What Is A Levy?
A Levy is defined as the seizure of money or property to satisfy a legal obligation. The obligation must be one that has been adjudicated by law. The IRS must follow a certain procedure to obtain the right to Levy. In fact the IRS rarely makes mistakes in its levy procedure. If a Levy is issued, things are serious.
When you get a Notice of Intent to Levy, you hire someone to help.
The Levy is the third gradient of collection by the IRS. The first gradient is a series of letters and notices. The second gradient is the filing of a lien. The third gradient is the Levy. The IRS may first use a Levy as a wake-up call that they now seriously intend to collect. A Notice of Intent to Levy is issued when earlier gradients have been unsuccessful. Following the Notice of Intent to Levy is an actual Levy.
In our experience, the target chosen for a first levy is often a minor one, such as a little-used savings account or a job you had several years ago.

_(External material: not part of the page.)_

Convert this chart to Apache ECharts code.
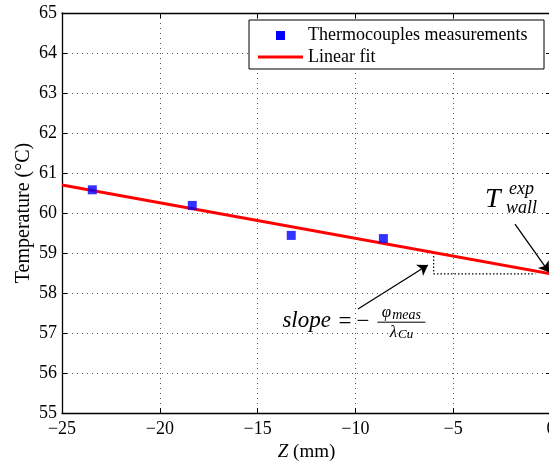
<!DOCTYPE html>
<html>
<head>
<meta charset="utf-8">
<script src="https://cdn.jsdelivr.net/npm/echarts@6/dist/echarts.min.js"></script>
<style>
  html, body { margin: 0; padding: 0; background: #fff; }
  #chart { width: 549px; height: 464px; }
</style>
</head>
<body>
<div id="chart"></div>
<script>
// Thermocouple readings along the block (Z in mm, temperature in °C)
const measZ = [-23.45, -18.34, -13.28, -8.57];
const measT = [60.58, 60.19, 59.44, 59.36];

// End points of the linear fit through the measurements
const fitZ = [-25, 0];
const fitT = [60.70, 58.48];

// Slope triangle under the fit line
const slopeZ = [-6, -6, -0.8];
const slopeT = [59.01, 58.48, 58.48];

// Annotation arrows: [startZ, startT, endZ, endT]
const slopeArrow = [-9.87, 57.60, -6.29, 58.70];
const wallArrow = [-1.84, 59.72, -0.1, 58.52];

const xTicks = [-25, -20, -15, -10, -5, 0];
const yTicks = [55, 56, 57, 58, 59, 60, 61, 62, 63, 64, 65];

const seriesNames = ['Thermocouples measurements', 'Linear fit'];

const SERIF = '"Liberation Serif", "Times New Roman", serif';
const chart = echarts.init(document.getElementById('chart'));

const fmt = v => String(v).replace('-', '\u2212');

const axisCommon = {
  axisLine: { show: true, onZero: false, lineStyle: { color: '#000', width: 1.3 } },
  axisTick: { show: true, inside: true, length: 5, lineStyle: { color: '#000', width: 1 } },
  splitLine: { show: false }
};
const gridDots = { show: true, lineStyle: { color: '#555', type: [1, 4], width: 1 } };

chart.setOption({
  animation: false,
  backgroundColor: '#fff',
  grid: { left: 62, top: 13, right: -2, bottom: 51, outerBoundsMode: 'none', containLabel: false },
  xAxis: [
    Object.assign({}, axisCommon, {
      type: 'value', min: xTicks[0], max: xTicks[xTicks.length - 1], interval: 5,
      position: 'bottom',
      name: '{it|Z} (mm)', nameLocation: 'middle', nameGap: 29,
      nameTextStyle: {
        fontFamily: SERIF, fontSize: 19, color: '#000',
        rich: { it: { fontFamily: SERIF, fontStyle: 'italic', fontSize: 19, color: '#000' } }
      },
      axisLabel: { fontFamily: SERIF, fontSize: 18, color: '#000', margin: 7, formatter: fmt },
      splitLine: gridDots
    }),
    Object.assign({}, axisCommon, {
      type: 'value', min: xTicks[0], max: xTicks[xTicks.length - 1], interval: 5,
      position: 'top', axisLabel: { show: false }
    })
  ],
  yAxis: [
    Object.assign({}, axisCommon, {
      type: 'value', min: yTicks[0], max: yTicks[yTicks.length - 1], interval: 1,
      position: 'left',
      name: 'Temperature (°C)', nameLocation: 'middle', nameGap: 28, nameRotate: 90,
      nameMoveOverlap: false,
      nameTextStyle: { fontFamily: SERIF, fontSize: 20, color: '#000' },
      axisLabel: { fontFamily: SERIF, fontSize: 18, color: '#000', margin: 5 },
      splitLine: gridDots
    }),
    Object.assign({}, axisCommon, {
      type: 'value', min: yTicks[0], max: yTicks[yTicks.length - 1], interval: 1,
      position: 'right', axisLabel: { show: false }
    })
  ],
  series: [
    {
      name: seriesNames[1],
      type: 'line',
      data: fitZ.map((z, i) => [z, fitT[i]]),
      showSymbol: false,
      symbol: 'none',
      lineStyle: { color: '#ff0000', width: 3 },
      z: 3
    },
    {
      name: seriesNames[0],
      type: 'scatter',
      data: measZ.map((z, i) => [z, measT[i]]),
      symbol: 'rect',
      symbolSize: 9,
      itemStyle: { color: '#0000ff' },
      z: 4
    },
    {
      name: 'slope-triangle',
      type: 'line',
      data: slopeZ.map((z, i) => [z, slopeT[i]]),
      showSymbol: false,
      symbol: 'none',
      lineStyle: { color: '#000', width: 1.2, type: [1.5, 2] },
      z: 2
    },
    {
      name: 'arrows',
      type: 'lines',
      coordinateSystem: 'cartesian2d',
      symbol: ['none', 'arrow'],
      symbolSize: 10,
      lineStyle: { color: '#000', width: 1.3, opacity: 1 },
      data: [slopeArrow, wallArrow].map(a => ({ coords: [[a[0], a[1]], [a[2], a[3]]] })),
      z: 5
    }
  ]
});

// Math annotations placed from data coordinates
function px(z, t) { return chart.convertToPixel({ xAxisIndex: 0, yAxisIndex: 0 }, [z, t]); }
const slopeAt = px(-10.0, 57.27);
const wallAt = px(-2.10, 60.33);
const it = { fontFamily: SERIF, fontStyle: 'italic', fill: '#000' };
const legendText = { fontFamily: SERIF, fontSize: 18, fill: '#000', verticalAlign: 'middle' };

chart.setOption({
  graphic: [
    // legend box
    {
      type: 'group', x: 249, y: 20, z: 10,
      children: [
        { type: 'rect', shape: { x: 0, y: 0, width: 295, height: 49 }, style: { fill: '#fff', stroke: '#000', lineWidth: 1 } },
        { type: 'rect', shape: { x: 27, y: 11, width: 9, height: 9 }, style: { fill: '#0000ff' } },
        { type: 'text', x: 59, y: 15, style: Object.assign({ text: seriesNames[0] }, legendText) },
        { type: 'line', shape: { x1: 9, y1: 37, x2: 54, y2: 37 }, style: { stroke: '#ff0000', lineWidth: 3 } },
        { type: 'text', x: 59, y: 37, style: Object.assign({ text: seriesNames[1] }, legendText) }
      ]
    },
    {
      type: 'group', x: slopeAt[0], y: slopeAt[1], z: 10,
      children: [
        { type: 'text', x: -73, y: -1, style: Object.assign({ text: 'slope', fontSize: 23, verticalAlign: 'middle' }, it) },
        { type: 'text', x: -17, y: 0, style: { text: '=', fontFamily: SERIF, fontSize: 23, fill: '#000', verticalAlign: 'middle' } },
        { type: 'text', x: 1, y: 0, style: { text: '\u2212', fontFamily: SERIF, fontSize: 23, fill: '#000', verticalAlign: 'middle' } },
        { type: 'line', shape: { x1: 22, y1: 0, x2: 70, y2: 0 }, style: { stroke: '#000', lineWidth: 1 } },
        {
          type: 'text', x: 46, y: 0,
          style: {
            text: '{a|\u03c6}{b|meas}', align: 'center', verticalAlign: 'bottom',
            rich: {
              a: Object.assign({ fontSize: 17 }, it),
              b: Object.assign({ fontSize: 14, padding: [5, 0, 0, 1] }, it)
            }
          }
        },
        {
          type: 'text', x: 46, y: 1,
          style: {
            text: '{a|\u03bb}{b|Cu}', align: 'center', verticalAlign: 'top',
            rich: {
              a: Object.assign({ fontSize: 17 }, it),
              b: Object.assign({ fontSize: 13, padding: [5, 0, 0, 1] }, it)
            }
          }
        }
      ]
    },
    {
      type: 'group', x: wallAt[0], y: wallAt[1], z: 10,
      children: [
        { type: 'text', x: -25, y: 0, style: Object.assign({ text: 'T', fontSize: 28, verticalAlign: 'middle' }, it) },
        { type: 'text', x: -1, y: -11, style: Object.assign({ text: 'exp', fontSize: 18, verticalAlign: 'middle' }, it) },
        { type: 'text', x: -4, y: 8, style: Object.assign({ text: 'wall', fontSize: 18, verticalAlign: 'middle' }, it) }
      ]
    }
  ]
});
</script>
</body>
</html>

That’s when you can be certain that the main object the IRS seeks is communication with you (or with you through us.)
What Happens in the Event of a Levy?
A Levy is a serious collection tool. The tax authority may go after your main checking account, your business receivables, or your house. You may be left without funds, or it could kill your business. We once had a team of IRS collection men go into a doctor’s office and interview the waiting patients about how much each owed to the doctor. Such an instance is rare, but it is an example of why you want good communication to occur early in the process.
There is now an appeals process from a Notice of Intent to Levy and from a Levy, but in the instance of a Levy, your accounts may be frozen.
On a Levy, timing is everything. When you get a Notice of Intent to Levy, you hire someone to help. If you wait for the Levy to come, it may be too late.